As you have thought let
$\{ x_n\} \in (a,b) ;\{ x_n\} \to b \text{ as } n \to \infty$

Since $\{ x_n\}$ is Cauchy $f(\{ x_n\})$ is Cauchy (why?)

Define $g(b)=\lim_{n \to \infty}f(\{ x_n\})$

So now there is a canidate for the limit, but you must show that it does not matter what sequence you use to approximate it!

Now let $\{ y_n\} \in (a,b)$ you need to show that

$\lim_{n \to \infty}f(\{ y_n\}) = \lim_{n \to \infty}f(\{ n_n\})$

This should get you started.
• Dec 8th 2009, 02:53 PM
Kurt14
Can anyone expand on this, not really sure how to do it
• Dec 9th 2009, 07:49 AM
TheEmptySet
Quote:

Originally Posted by Kurt14
Can anyone expand on this, not really sure how to do it

What part are you stuck on? What have you tried?

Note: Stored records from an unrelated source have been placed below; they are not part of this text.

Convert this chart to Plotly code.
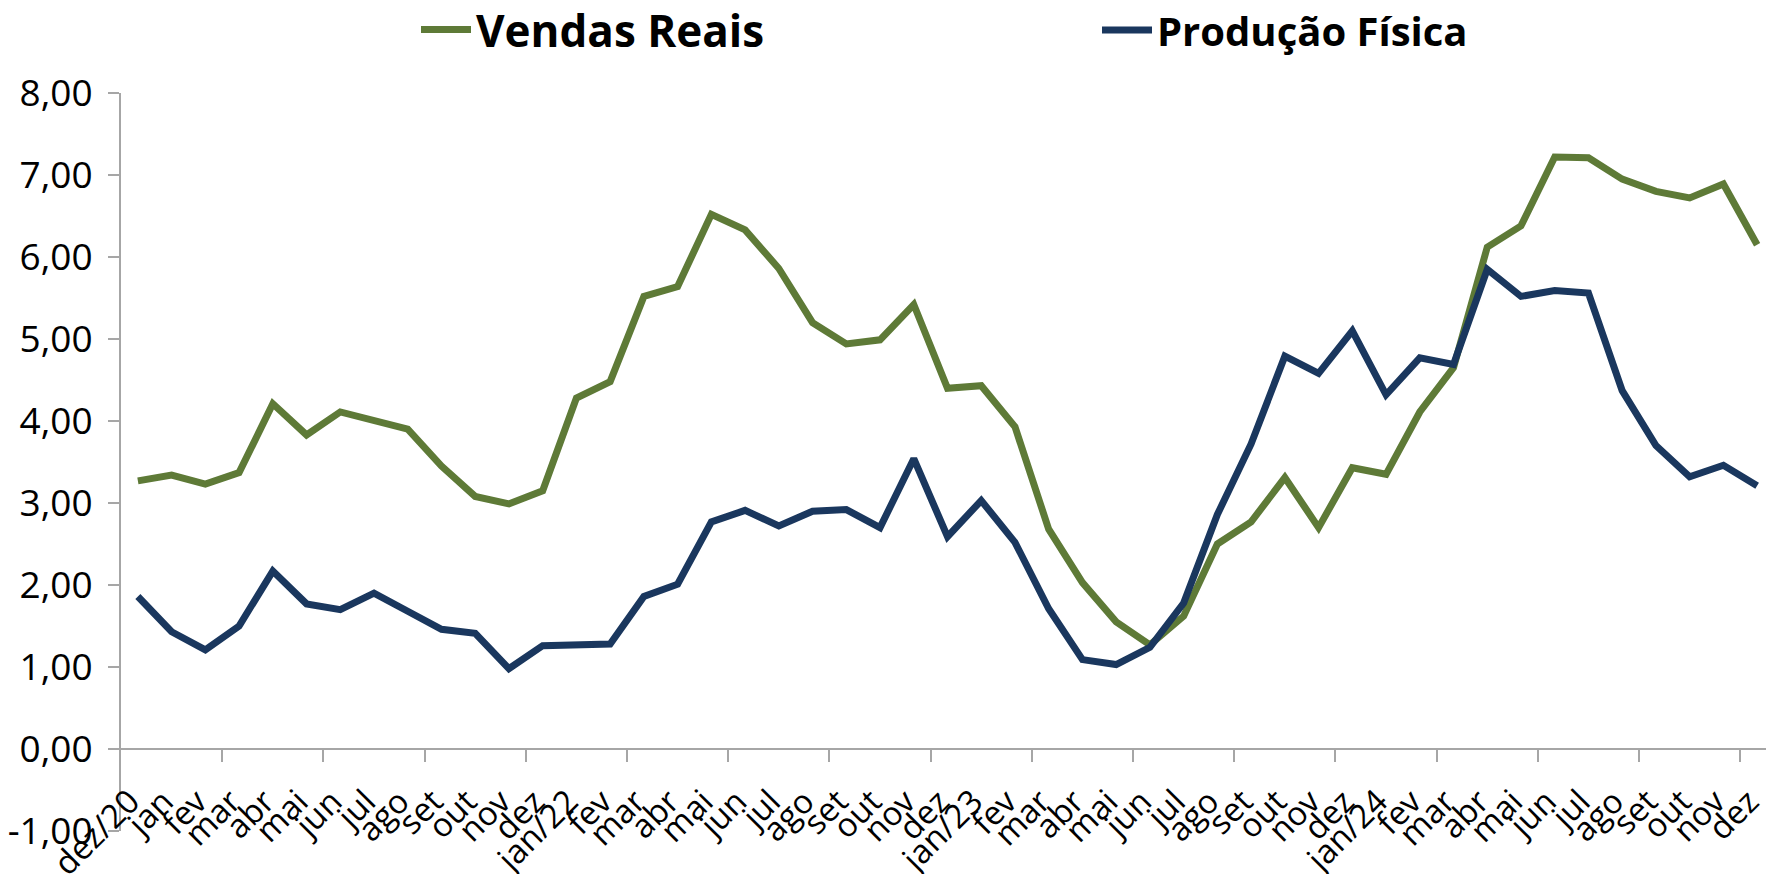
import plotly.graph_objects as go

categorias = ["dez/20", "jan", "fev", "mar", "abr", "mai", "jun", "jul", "ago", "set", "out", "nov", "dez",
              "jan/22", "fev", "mar", "abr", "mai", "jun", "jul", "ago", "set", "out", "nov", "dez",
              "jan/23", "fev", "mar", "abr", "mai", "jun", "jul", "ago", "set", "out", "nov", "dez",
              "jan/24", "fev", "mar", "abr", "mai", "jun", "jul", "ago", "set", "out", "nov", "dez"]

vendas_reais = [3.27, 3.34, 3.23, 3.37, 4.21, 3.83, 4.11, 4.01, 3.90, 3.45, 3.08, 2.99, 3.15,
                4.28, 4.48, 5.52, 5.64, 6.52, 6.33, 5.86, 5.20, 4.94, 4.99, 5.42, 4.40,
                4.43, 3.93, 2.68, 2.03, 1.55, 1.27, 1.62, 2.50, 2.77, 3.31, 2.70, 3.43,
                3.35, 4.11, 4.65, 6.12, 6.38, 7.22, 7.21, 6.95, 6.80, 6.72, 6.89, 6.15]

producao_fisica = [1.86, 1.43, 1.21, 1.50, 2.17, 1.77, 1.70, 1.90, 1.68, 1.46, 1.41, 0.98, 1.26,
                   1.26, 1.28, 1.86, 2.01, 2.77, 2.91, 2.72, 2.90, 2.92, 2.70, 3.54, 2.59,
                   3.03, 2.52, 1.71, 1.09, 1.03, 1.24, 1.78, 2.86, 3.72, 4.79, 4.58, 5.10,
                   4.32, 4.77, 4.69, 5.85, 5.52, 5.59, 5.56, 4.37, 3.70, 3.32, 3.46, 3.21]

y_ticks = [-1, 0, 1, 2, 3, 4, 5, 6, 7, 8]
y_ticktext = [f"{v:.2f}".replace(".", ",") for v in y_ticks]

VERDE = "#5E7A37"
AZUL = "#1A375E"
CINZA = "#A6A6A6"
FONTE = "Open Sans"

idx = list(range(len(categorias)))
n = len(categorias)
marcas = [i + 2.5 for i in range(0, n - 3, 3)]

# page has an 8px body margin: figure is sized so it fits the 1774x874 window
W, H = 1766, 866
ML, MR, MT, MB = 113, 0, 85, 43
pw = W - ML - MR
ph = H - MT - MB

fig = go.Figure()
fig.add_trace(go.Scatter(x=idx, y=vendas_reais, name="Vendas Reais", mode="lines",
                         line=dict(color=VERDE, width=7), xaxis="x", legend="legend",
                         showlegend=True))
fig.add_trace(go.Scatter(x=idx, y=producao_fisica, name="Produção Física", mode="lines",
                         line=dict(color=AZUL, width=7), xaxis="x2", legend="legend2",
                         showlegend=True))

pos0 = (0 - y_ticks[0]) / (y_ticks[-1] - y_ticks[0])
leg_y = 1 + (MT - 22) / ph

fig.update_layout(
    width=W, height=H,
    margin=dict(l=ML, r=MR, t=MT, b=MB, autoexpand=False),
    showlegend=True,
    plot_bgcolor="white", paper_bgcolor="white",
    font=dict(family=FONTE, color="black"),
    xaxis=dict(range=[-0.5, n - 0.5], tickvals=idx, ticktext=categorias, tickangle=-45,
               tickfont=dict(size=33, family=FONTE, color="black"), ticks="",
               showline=True, linecolor=CINZA, linewidth=2, showgrid=False, zeroline=False,
               anchor="free", position=pos0, automargin=False, ticklabelstandoff=19,
               ticklabelshift=-8, ticklabeloverflow="allow"),
    xaxis2=dict(range=[-0.5, n - 0.5], overlaying="x", tickvals=marcas, ticks="outside",
                ticklen=12, tickwidth=2, tickcolor=CINZA, showticklabels=False,
                showline=False, showgrid=False, zeroline=False, anchor="free", position=pos0,
                side="bottom"),
    yaxis=dict(range=[y_ticks[0], y_ticks[-1]], tickvals=y_ticks, ticktext=y_ticktext,
               tickfont=dict(size=37, family=FONTE, color="black"), ticks="outside",
               ticklen=11, tickwidth=2, tickcolor=CINZA, showline=True, linecolor=CINZA,
               linewidth=2, showgrid=False, zeroline=False, automargin=False,
               ticklabelstandoff=8),
    legend=dict(orientation="h", x=(408 - ML) / pw, xanchor="left",
                y=leg_y, yanchor="middle", itemwidth=50,
                font=dict(size=44, family=FONTE, color="black", weight="bold"),
                bgcolor="rgba(0,0,0,0)"),
    legend2=dict(orientation="h", x=(1089 - ML) / pw, xanchor="left",
                 y=leg_y, yanchor="middle", itemwidth=50,
                 font=dict(size=40, family=FONTE, color="black", weight="bold"),
                 bgcolor="rgba(0,0,0,0)"),
)

fig.write_html("out.html")
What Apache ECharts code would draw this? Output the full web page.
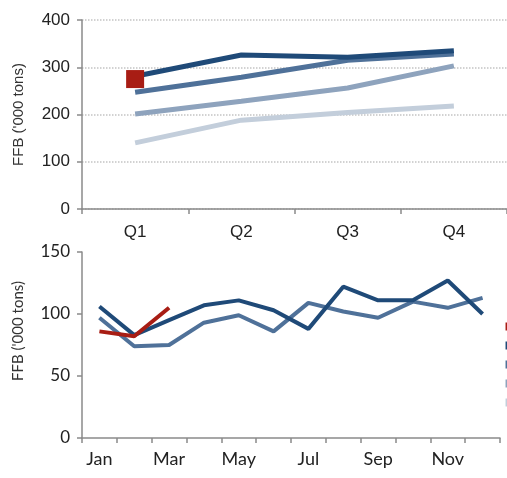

Here a few more hints: Please show what you have done, and where you are stuck.

First question: What does it mean for $f(x)$ to be uniformly continous? Why do I need this hypothsis?

Things you need to show.

Here is the general idea

(1) Since $\{x_n\} \to b$ and $\{y_n\} \to b$ the two sequences must be getting close to each other. (You need to justify this)
(2)Since the two sequences are close to each other and $f(x)$ the immage of the sequences must be getting close to each other, and hence close to b. (This also needs to be justified.)
Use the above to show that $f(y_n)-b$ is small

For (1) why can't this be the case the open interval is $(0,2\pi)$ and $x_n=\frac{2}{\pi(1+4n)}$ $y_n=\frac{2}{\pi(3+4n)}$ These two sequences get as close to each other as we want but
For (2) let $f(x)=\sin\left( \frac{1}{x}\right)$ This immage of the seqences in never less than one. Why isn't this a counter example?

i.e why can I not extend $f(x)$ to be continous at 0?